You must choose explicitly what you want to expose from your system. Resist the temptation to make a generic API endpoint that could access any table and return data from it, and especially a generic API endpoint that writes to any table based on parameters - both of these would be huge security holes and a nefarious actors dream.

For a standard database table that you both read and write from, you use the same API endpoint name. Say you have a table like “invoices”. You could do an api endpoint like “/invoices” and in your doGet you have some logic that returns maybe the 1000 most recent invoices, and in your doPost, you would have logic for validating the information before writing it to the database, and then returning a success/error value.

Regarding your doPost, I highly recommend putting any validation functions/modification functions of the incoming data before posting into a separate function. This way, say there comes a day when you want to make a Vision or Perspective client - then you can utilize the same validation/modification/insert function, so that no matter what way some tries to make a new invoices, the same logic is applied. The trickier part is customizing the response for errors/success for vision/perspective/your webdev api, but but that part you could probably generalize a bit more.

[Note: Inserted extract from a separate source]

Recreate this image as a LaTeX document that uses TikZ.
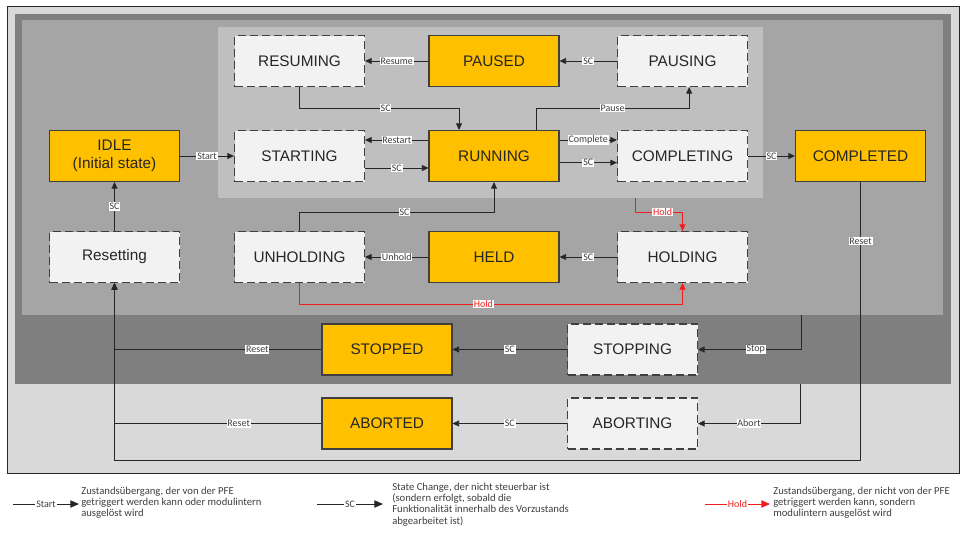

I have not done things this way but I don’t see why you can’t have Vision/Perspective hit your same API endpoints, and then from there have Vision/Perspective parse the response messages in appropriate ways. Might cause a CORS issue but should be resolvable.

Check our the response codes and send back the appropriate ones for success or error - you can see the different codes here. Normally 200 is used for success, and the error is will be dependent on other factors.

Try to follow standard JSON response objects for APIs - I am not sure what the context for your API is, but if you want to ever expose your data so that other applications can use, it’s best to follow the standard that everyone else uses. Check out standard json responses here.

Last thing and goes without saying since I already mentioned validating inside your API logic but do not rely on client validation. All validation should be done on the server side. Clients can be spoofed, especially if you’re serving up a website, a user can see exactly what payload they are sending you, and could, if desired send you a completely custom payload to the API, bypassing all client validation.

Caveat - if you expect a large userbase and a lot of clients, you can still utilize client side validation to help lower the load on the server, but again, validation should ALWAYS be done server side.

Last thing - definitely use the security settings on your API. If you don’t then any random internet person who has your API URL can hit it whenever they want. You’re opening yourself up to DDOS attacks by allowing anyone to hit your API.

That’s all I got off the top of my head. I’m sure others have good thoughts on this as well.